- **Exercise objective**
Your job is to return the lines between the line holding "Convert this chart to Chart.js code." and the line holding "Chart.defaults.color = '#000';", inclusive, exactly and with no pictures.
Start of Records for processing
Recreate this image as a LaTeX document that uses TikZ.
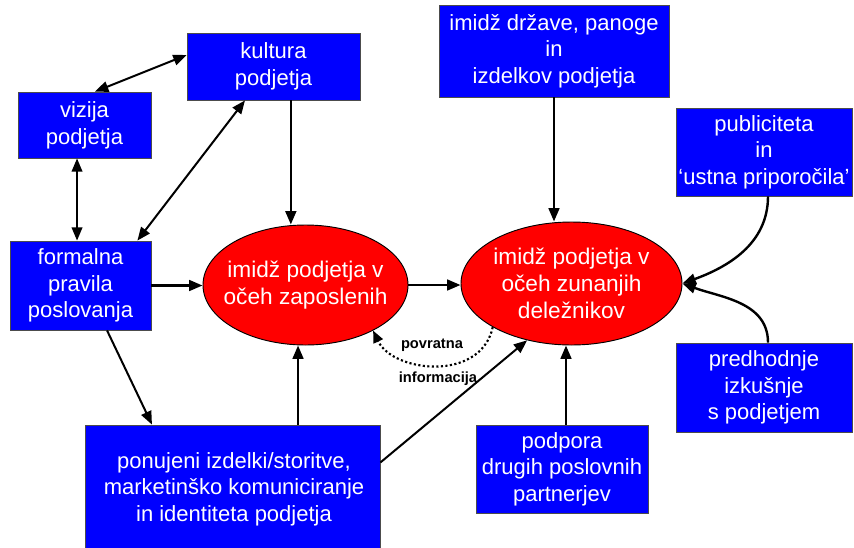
End of Records for processing
Start of Records for processing
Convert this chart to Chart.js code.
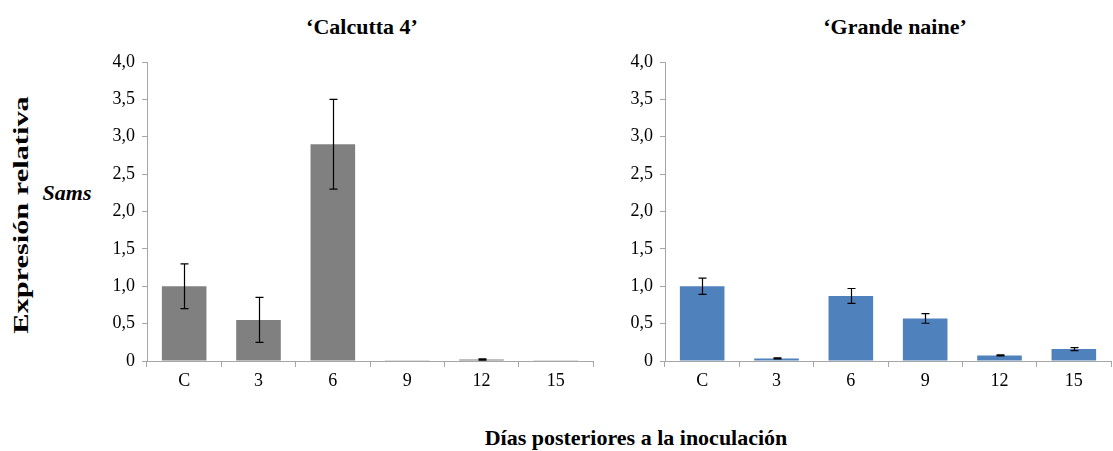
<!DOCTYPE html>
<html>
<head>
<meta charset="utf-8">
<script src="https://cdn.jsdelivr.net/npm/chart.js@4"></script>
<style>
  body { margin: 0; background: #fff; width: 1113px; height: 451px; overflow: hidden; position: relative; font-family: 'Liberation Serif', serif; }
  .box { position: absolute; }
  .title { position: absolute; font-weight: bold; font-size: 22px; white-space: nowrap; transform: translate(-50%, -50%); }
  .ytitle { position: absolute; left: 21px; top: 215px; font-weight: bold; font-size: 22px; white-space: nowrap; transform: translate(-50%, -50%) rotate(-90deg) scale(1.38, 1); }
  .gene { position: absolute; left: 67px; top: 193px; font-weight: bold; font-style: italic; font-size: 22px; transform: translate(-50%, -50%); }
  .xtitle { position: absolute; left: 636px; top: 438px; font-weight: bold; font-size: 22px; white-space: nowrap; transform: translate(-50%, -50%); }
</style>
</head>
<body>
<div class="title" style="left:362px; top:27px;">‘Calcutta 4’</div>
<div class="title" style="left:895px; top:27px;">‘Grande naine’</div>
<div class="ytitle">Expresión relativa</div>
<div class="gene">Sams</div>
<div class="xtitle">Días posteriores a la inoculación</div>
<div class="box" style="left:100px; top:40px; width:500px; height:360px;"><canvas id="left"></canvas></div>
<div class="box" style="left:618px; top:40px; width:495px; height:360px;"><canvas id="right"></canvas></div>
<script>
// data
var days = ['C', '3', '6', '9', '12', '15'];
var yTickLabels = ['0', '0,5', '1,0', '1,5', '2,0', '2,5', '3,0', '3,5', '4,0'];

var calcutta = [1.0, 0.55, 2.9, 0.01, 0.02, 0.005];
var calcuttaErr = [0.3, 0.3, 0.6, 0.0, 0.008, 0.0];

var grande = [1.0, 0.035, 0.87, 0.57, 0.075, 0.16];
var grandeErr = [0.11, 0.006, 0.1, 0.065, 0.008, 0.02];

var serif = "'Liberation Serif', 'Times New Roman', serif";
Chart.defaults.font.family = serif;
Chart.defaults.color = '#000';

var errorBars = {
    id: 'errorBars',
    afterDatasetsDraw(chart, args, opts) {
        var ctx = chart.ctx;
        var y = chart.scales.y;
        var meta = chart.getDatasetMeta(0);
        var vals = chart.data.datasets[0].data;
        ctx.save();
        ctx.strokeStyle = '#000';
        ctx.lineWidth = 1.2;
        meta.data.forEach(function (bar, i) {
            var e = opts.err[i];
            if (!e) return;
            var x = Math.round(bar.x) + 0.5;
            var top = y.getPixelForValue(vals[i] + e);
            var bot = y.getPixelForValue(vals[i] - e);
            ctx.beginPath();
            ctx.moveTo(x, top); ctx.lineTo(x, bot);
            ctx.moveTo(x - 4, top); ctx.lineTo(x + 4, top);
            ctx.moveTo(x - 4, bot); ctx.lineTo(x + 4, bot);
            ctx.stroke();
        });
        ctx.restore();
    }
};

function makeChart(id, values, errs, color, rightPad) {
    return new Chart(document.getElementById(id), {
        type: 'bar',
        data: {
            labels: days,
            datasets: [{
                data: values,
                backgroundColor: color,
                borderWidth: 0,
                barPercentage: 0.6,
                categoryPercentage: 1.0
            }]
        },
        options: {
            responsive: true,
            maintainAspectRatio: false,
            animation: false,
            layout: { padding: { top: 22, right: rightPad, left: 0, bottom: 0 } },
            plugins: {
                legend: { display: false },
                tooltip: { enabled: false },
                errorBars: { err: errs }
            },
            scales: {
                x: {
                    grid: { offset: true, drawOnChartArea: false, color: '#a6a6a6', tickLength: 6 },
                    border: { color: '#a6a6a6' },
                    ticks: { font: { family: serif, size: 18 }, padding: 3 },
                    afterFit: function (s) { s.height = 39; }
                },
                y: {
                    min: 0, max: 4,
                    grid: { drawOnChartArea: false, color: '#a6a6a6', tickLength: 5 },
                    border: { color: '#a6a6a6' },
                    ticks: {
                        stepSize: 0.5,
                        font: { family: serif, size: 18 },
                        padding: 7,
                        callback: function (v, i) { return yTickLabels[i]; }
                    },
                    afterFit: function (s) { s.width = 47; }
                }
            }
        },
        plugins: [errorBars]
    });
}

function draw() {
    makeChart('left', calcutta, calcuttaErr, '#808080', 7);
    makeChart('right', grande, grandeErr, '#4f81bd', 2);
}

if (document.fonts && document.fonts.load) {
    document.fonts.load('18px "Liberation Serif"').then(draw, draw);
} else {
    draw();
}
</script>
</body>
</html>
End of Records for processing
- **Written response**
Convert this chart to Chart.js code.
<!DOCTYPE html>
<html>
<head>
<meta charset="utf-8">
<script src="https://cdn.jsdelivr.net/npm/chart.js@4"></script>
<style>
  body { margin: 0; background: #fff; width: 1113px; height: 451px; overflow: hidden; position: relative; font-family: 'Liberation Serif', serif; }
  .box { position: absolute; }
  .title { position: absolute; font-weight: bold; font-size: 22px; white-space: nowrap; transform: translate(-50%, -50%); }
  .ytitle { position: absolute; left: 21px; top: 215px; font-weight: bold; font-size: 22px; white-space: nowrap; transform: translate(-50%, -50%) rotate(-90deg) scale(1.38, 1); }
  .gene { position: absolute; left: 67px; top: 193px; font-weight: bold; font-style: italic; font-size: 22px; transform: translate(-50%, -50%); }
  .xtitle { position: absolute; left: 636px; top: 438px; font-weight: bold; font-size: 22px; white-space: nowrap; transform: translate(-50%, -50%); }
</style>
</head>
<body>
<div class="title" style="left:362px; top:27px;">‘Calcutta 4’</div>
<div class="title" style="left:895px; top:27px;">‘Grande naine’</div>
<div class="ytitle">Expresión relativa</div>
<div class="gene">Sams</div>
<div class="xtitle">Días posteriores a la inoculación</div>
<div class="box" style="left:100px; top:40px; width:500px; height:360px;"><canvas id="left"></canvas></div>
<div class="box" style="left:618px; top:40px; width:495px; height:360px;"><canvas id="right"></canvas></div>
<script>
// data
var days = ['C', '3', '6', '9', '12', '15'];
var yTickLabels = ['0', '0,5', '1,0', '1,5', '2,0', '2,5', '3,0', '3,5', '4,0'];

var calcutta = [1.0, 0.55, 2.9, 0.01, 0.02, 0.005];
var calcuttaErr = [0.3, 0.3, 0.6, 0.0, 0.008, 0.0];

var grande = [1.0, 0.035, 0.87, 0.57, 0.075, 0.16];
var grandeErr = [0.11, 0.006, 0.1, 0.065, 0.008, 0.02];

var serif = "'Liberation Serif', 'Times New Roman', serif";
Chart.defaults.font.family = serif;
Chart.defaults.color = '#000';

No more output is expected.